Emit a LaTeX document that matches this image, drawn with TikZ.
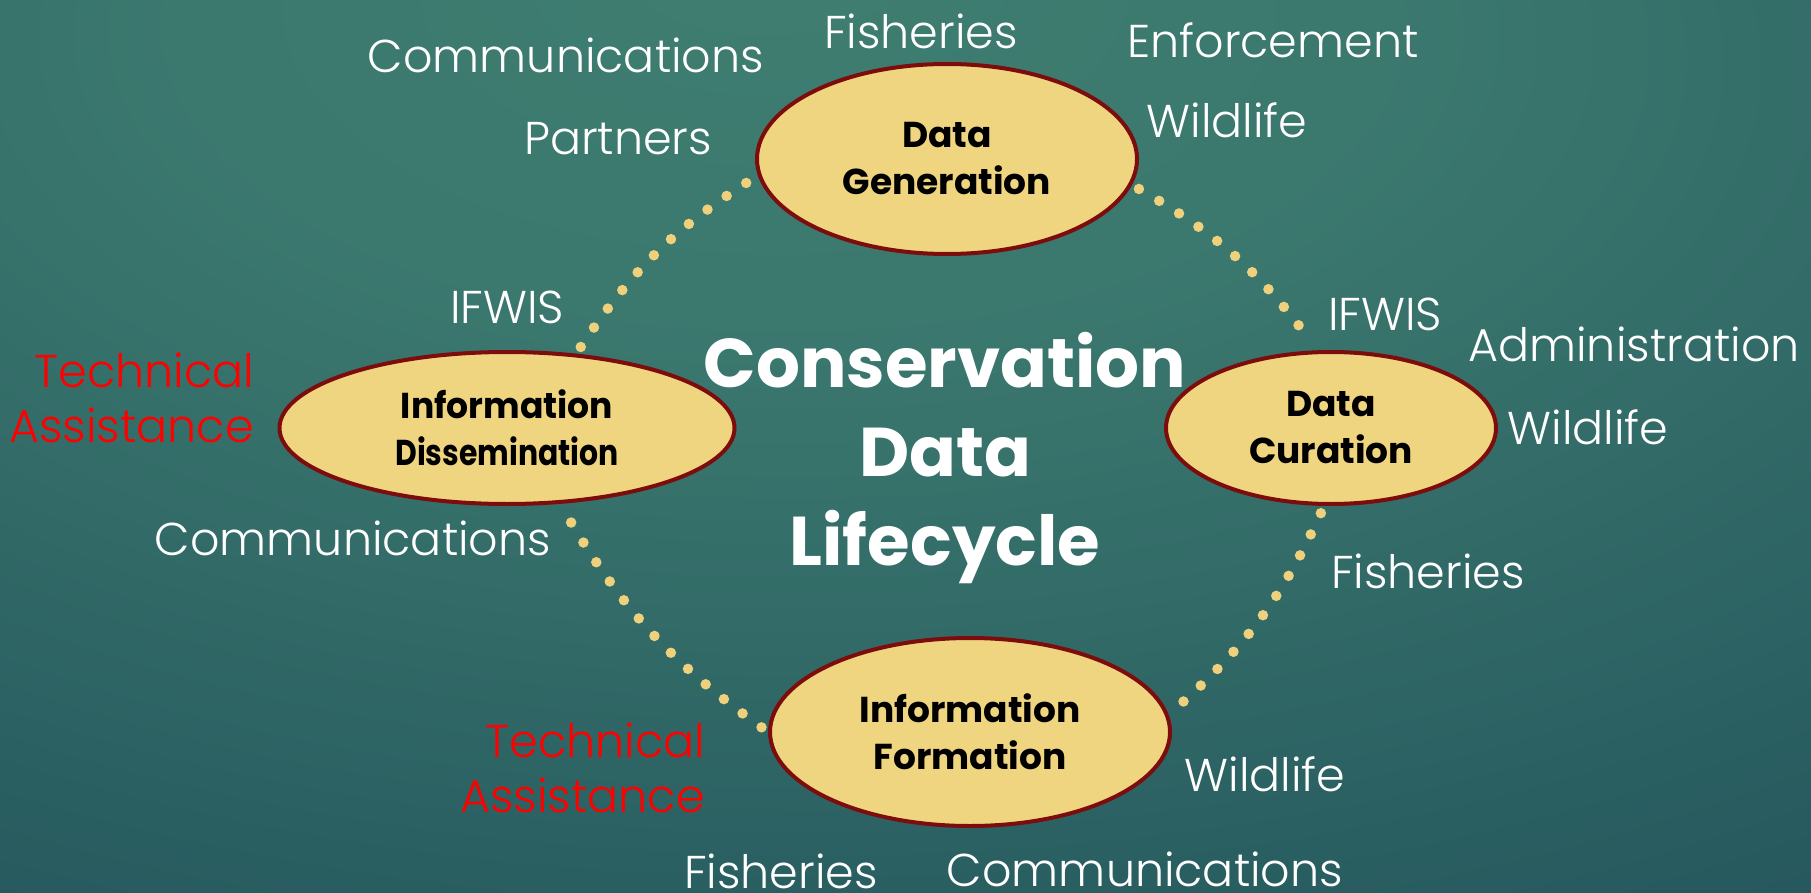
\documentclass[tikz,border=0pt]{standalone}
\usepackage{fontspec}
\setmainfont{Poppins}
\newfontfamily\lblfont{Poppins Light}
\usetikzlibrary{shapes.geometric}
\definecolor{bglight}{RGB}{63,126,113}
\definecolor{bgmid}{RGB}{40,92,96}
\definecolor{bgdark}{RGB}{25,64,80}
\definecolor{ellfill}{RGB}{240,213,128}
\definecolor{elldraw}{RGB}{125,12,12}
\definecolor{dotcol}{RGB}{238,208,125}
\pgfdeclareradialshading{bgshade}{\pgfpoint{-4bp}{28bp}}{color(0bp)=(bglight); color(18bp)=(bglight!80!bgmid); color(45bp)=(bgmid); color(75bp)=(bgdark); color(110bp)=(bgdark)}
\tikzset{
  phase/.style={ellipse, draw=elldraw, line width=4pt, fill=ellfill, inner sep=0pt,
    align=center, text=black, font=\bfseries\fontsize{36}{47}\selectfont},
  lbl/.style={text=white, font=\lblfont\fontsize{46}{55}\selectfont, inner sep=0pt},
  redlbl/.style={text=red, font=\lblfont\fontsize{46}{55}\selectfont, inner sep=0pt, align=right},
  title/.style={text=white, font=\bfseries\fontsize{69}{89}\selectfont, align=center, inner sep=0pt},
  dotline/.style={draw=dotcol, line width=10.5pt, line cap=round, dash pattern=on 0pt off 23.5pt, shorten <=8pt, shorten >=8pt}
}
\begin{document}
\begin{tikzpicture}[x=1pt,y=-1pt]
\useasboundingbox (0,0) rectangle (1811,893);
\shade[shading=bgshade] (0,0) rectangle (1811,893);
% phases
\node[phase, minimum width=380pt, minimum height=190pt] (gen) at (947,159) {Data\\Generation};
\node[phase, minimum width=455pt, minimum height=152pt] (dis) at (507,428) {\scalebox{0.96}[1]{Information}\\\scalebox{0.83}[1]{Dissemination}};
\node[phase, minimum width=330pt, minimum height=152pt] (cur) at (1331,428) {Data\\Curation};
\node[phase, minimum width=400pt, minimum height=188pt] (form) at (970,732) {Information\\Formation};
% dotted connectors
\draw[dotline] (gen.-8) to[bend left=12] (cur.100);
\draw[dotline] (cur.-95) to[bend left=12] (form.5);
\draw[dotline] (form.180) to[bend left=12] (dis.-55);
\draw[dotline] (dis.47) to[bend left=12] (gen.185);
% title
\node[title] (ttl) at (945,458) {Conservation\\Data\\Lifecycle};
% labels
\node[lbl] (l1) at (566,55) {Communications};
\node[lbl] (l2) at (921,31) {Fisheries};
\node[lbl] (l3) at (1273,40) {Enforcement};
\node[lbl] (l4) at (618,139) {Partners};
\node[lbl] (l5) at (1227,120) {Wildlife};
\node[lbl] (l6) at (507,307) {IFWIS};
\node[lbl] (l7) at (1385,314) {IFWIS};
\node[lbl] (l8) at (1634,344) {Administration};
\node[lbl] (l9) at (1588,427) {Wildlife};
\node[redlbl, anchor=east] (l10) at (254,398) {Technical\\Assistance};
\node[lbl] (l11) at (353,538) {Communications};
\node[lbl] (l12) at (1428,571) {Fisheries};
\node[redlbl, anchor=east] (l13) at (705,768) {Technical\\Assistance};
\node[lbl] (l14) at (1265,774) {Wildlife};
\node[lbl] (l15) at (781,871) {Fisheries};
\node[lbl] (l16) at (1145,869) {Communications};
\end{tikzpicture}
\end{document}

→ Required work: Exclude every picture and copy the remaining data exactly.

→ Problem solution:
Emit a LaTeX document that matches this image, drawn with TikZ.
\documentclass[tikz,border=0pt]{standalone}
\usepackage{fontspec}
\setmainfont{Poppins}
\newfontfamily\lblfont{Poppins Light}
\usetikzlibrary{shapes.geometric}
\definecolor{bglight}{RGB}{63,126,113}
\definecolor{bgmid}{RGB}{40,92,96}
\definecolor{bgdark}{RGB}{25,64,80}
\definecolor{ellfill}{RGB}{240,213,128}
\definecolor{elldraw}{RGB}{125,12,12}
\definecolor{dotcol}{RGB}{238,208,125}
\pgfdeclareradialshading{bgshade}{\pgfpoint{-4bp}{28bp}}{color(0bp)=(bglight); color(18bp)=(bglight!80!bgmid); color(45bp)=(bgmid); color(75bp)=(bgdark); color(110bp)=(bgdark)}
\tikzset{
  phase/.style={ellipse, draw=elldraw, line width=4pt, fill=ellfill, inner sep=0pt,
    align=center, text=black, font=\bfseries\fontsize{36}{47}\selectfont},
  lbl/.style={text=white, font=\lblfont\fontsize{46}{55}\selectfont, inner sep=0pt},
  redlbl/.style={text=red, font=\lblfont\fontsize{46}{55}\selectfont, inner sep=0pt, align=right},
  title/.style={text=white, font=\bfseries\fontsize{69}{89}\selectfont, align=center, inner sep=0pt},
  dotline/.style={draw=dotcol, line width=10.5pt, line cap=round, dash pattern=on 0pt off 23.5pt, shorten <=8pt, shorten >=8pt}
}
\begin{document}
\begin{tikzpicture}[x=1pt,y=-1pt]
\useasboundingbox (0,0) rectangle (1811,893);
\shade[shading=bgshade] (0,0) rectangle (1811,893);
% phases
\node[phase, minimum width=380pt, minimum height=190pt] (gen) at (947,159) {Data\\Generation};
\node[phase, minimum width=455pt, minimum height=152pt] (dis) at (507,428) {\scalebox{0.96}[1]{Information}\\\scalebox{0.83}[1]{Dissemination}};
\node[phase, minimum width=330pt, minimum height=152pt] (cur) at (1331,428) {Data\\Curation};
\node[phase, minimum width=400pt, minimum height=188pt] (form) at (970,732) {Information\\Formation};
% dotted connectors
\draw[dotline] (gen.-8) to[bend left=12] (cur.100);
\draw[dotline] (cur.-95) to[bend left=12] (form.5);
\draw[dotline] (form.180) to[bend left=12] (dis.-55);
\draw[dotline] (dis.47) to[bend left=12] (gen.185);
% title
\node[title] (ttl) at (945,458) {Conservation\\Data\\Lifecycle};
% labels
\node[lbl] (l1) at (566,55) {Communications};
\node[lbl] (l2) at (921,31) {Fisheries};
\node[lbl] (l3) at (1273,40) {Enforcement};
\node[lbl] (l4) at (618,139) {Partners};
\node[lbl] (l5) at (1227,120) {Wildlife};
\node[lbl] (l6) at (507,307) {IFWIS};
\node[lbl] (l7) at (1385,314) {IFWIS};
\node[lbl] (l8) at (1634,344) {Administration};
\node[lbl] (l9) at (1588,427) {Wildlife};
\node[redlbl, anchor=east] (l10) at (254,398) {Technical\\Assistance};
\node[lbl] (l11) at (353,538) {Communications};
\node[lbl] (l12) at (1428,571) {Fisheries};
\node[redlbl, anchor=east] (l13) at (705,768) {Technical\\Assistance};
\node[lbl] (l14) at (1265,774) {Wildlife};
\node[lbl] (l15) at (781,871) {Fisheries};
\node[lbl] (l16) at (1145,869) {Communications};
\end{tikzpicture}
\end{document}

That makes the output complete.